By promising him the nomination for the speakership, the KMT chose to pander to this support, despite Han’s rejection by the wider electorate: In 2020, he was recalled as Kaohsiung mayor and routed in the presidential election, before going off into the political wilderness to lick his wounds.
The TPP also got what it wanted, and TPP Chairman Ko Wen-je (柯文哲) has once again shown his cynical hand in manipulating the situation so that the party that received the fewest votes in the presidential election got to decide who became legislative speaker.
The Chinese Communist Party got what it wanted, too, as a consolation prize following its disappointment in president-elect William Lai’s (賴清德) victory.

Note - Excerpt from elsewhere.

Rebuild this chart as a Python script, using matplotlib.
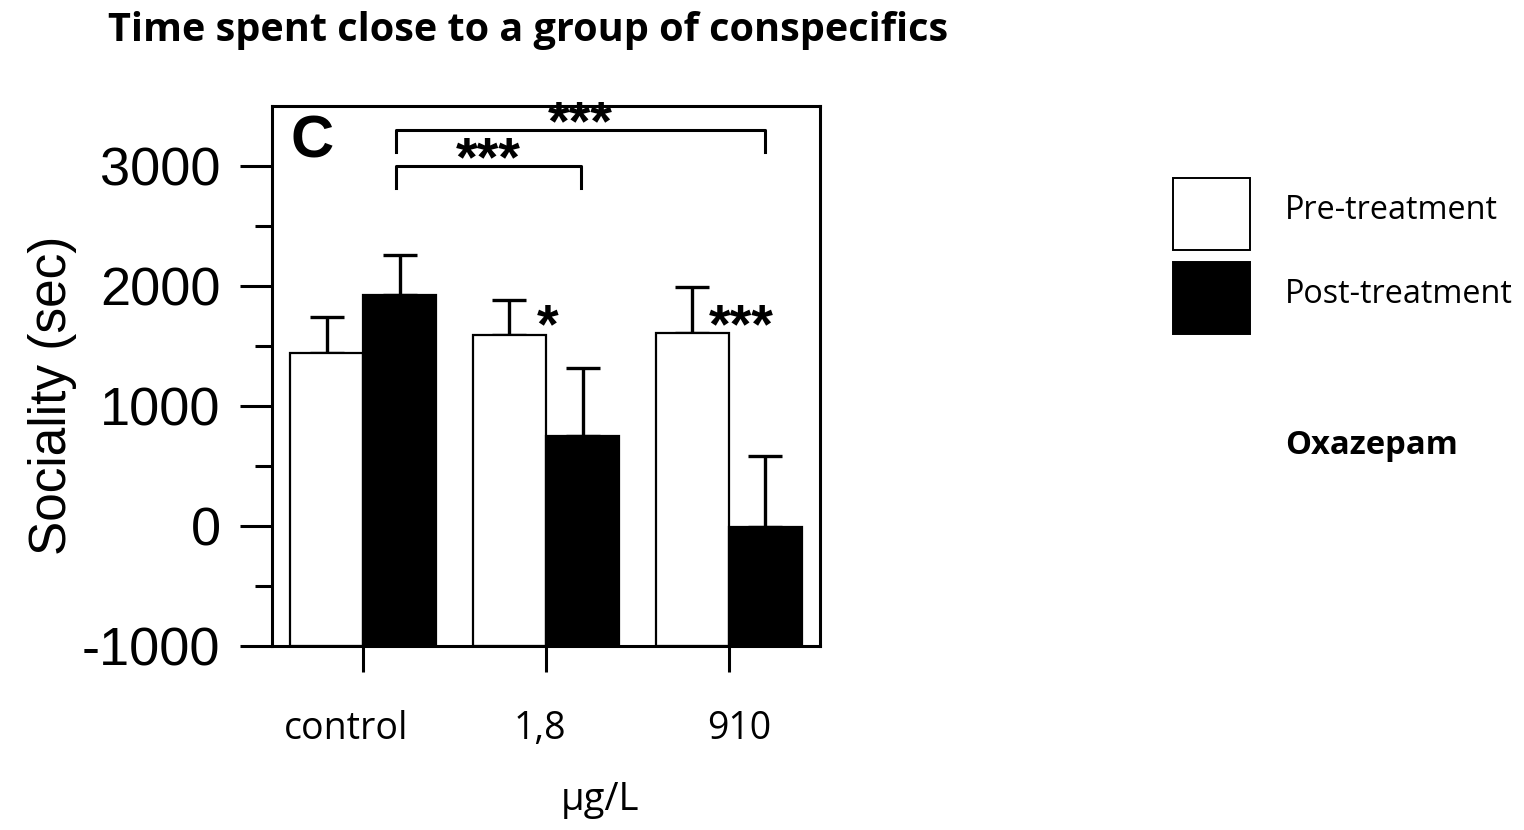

The DPP did not get what it wanted, nor did Lai, both of whom would have a difficult time in the next four years with Han as speaker. Han has essentially said he would use the speakership as a gavel with which to beat the DPP about the head.
The political machinations should not matter, as the legislative speaker should be non-partisan and neutral, but that is the elephant in the room: There is not even a pretense of a promise of neutrality.
It is possible that Han would surprise his detractors and perform his role in a manner the position and the responsibility demand, with a steady, neutral and just hand. The jury is still out on whether he is capable of doing so.
The real winner should be Taiwan, Taiwanese and their hard-fought democracy. Not individual parties. Certainly not individuals. And absolutely not external powers.